Today’s Word: ‘Ornery’ as in… I’m the least ornery person I know. Honest. I oughta know, I’ve lived with me for a long time.
But being ornery and being honest go together. I was blessed with an abundance of positivity. ‘Positivity’ is in my Top 5 Strengths right along with ‘Adaptability’ which means that when I’m up to my eyeballs in “farmyard fruit,” I’m the one saying, “There’s just got to be a pony in here somewhere!”
I’m also an Enneagram 7 which means I’m always bringing the party! At my best, I focus my talents on worthy goals, becoming appreciative, grateful, and satisfied. At my worst, I’ll do what I can to avoid pain.
Last week I had the spectacular opportunity to ‘swoop’ my daughter after work and head to our favorite caffeine palace. With Chai lattes in hand, we talked about our day. Actually, I talked about my day. And, dang, was I ornery! For seven minutes, I dumped the good, bad and ugly, but left out the good. So it was just bad and ugly. When I finally stopped to take a breath, I realized what I had done. For seven minutes I’d dumped a whole load of “farmyard fruit” on my sweet daughter. And because she and I have always felt completely safe and understood with one another, I even sprinkled in a few colorful adjectives that she and I picked up from watching Blair Witch Project years ago. At the end of my rant, I apologized.

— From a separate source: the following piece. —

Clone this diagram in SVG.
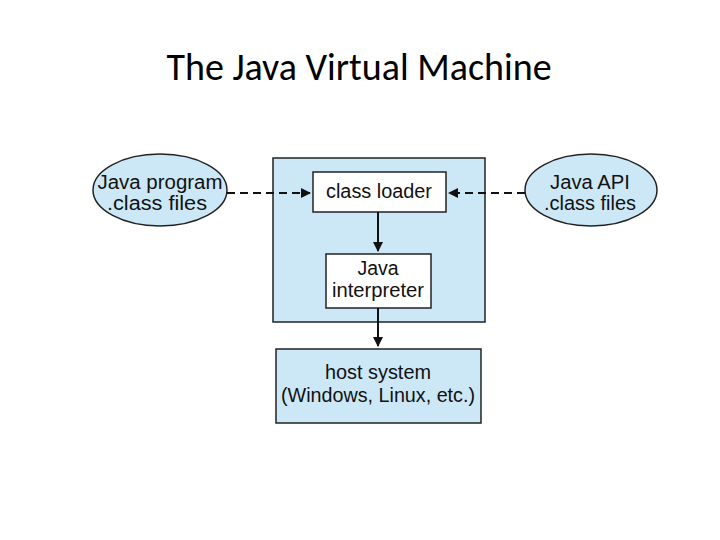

That’s when she said the most lovely, transformational thing to me: “Papa, you don’t have to apologize! Thank you for trusting me with that! Really, I feel very loved and honored that you’d be willing to be that honest with me. It reminds me that you’re like me; I feel that way at times, too! We don’t ever have to hide that stuff from each other!”
Marvelous! (You sweet girl, of mine…) Simply marvelous!
Healthy relationships bear the weight of our honest life experiences.
And at the end of the day, we can certainly be ornery. But let’s also certainly be honest.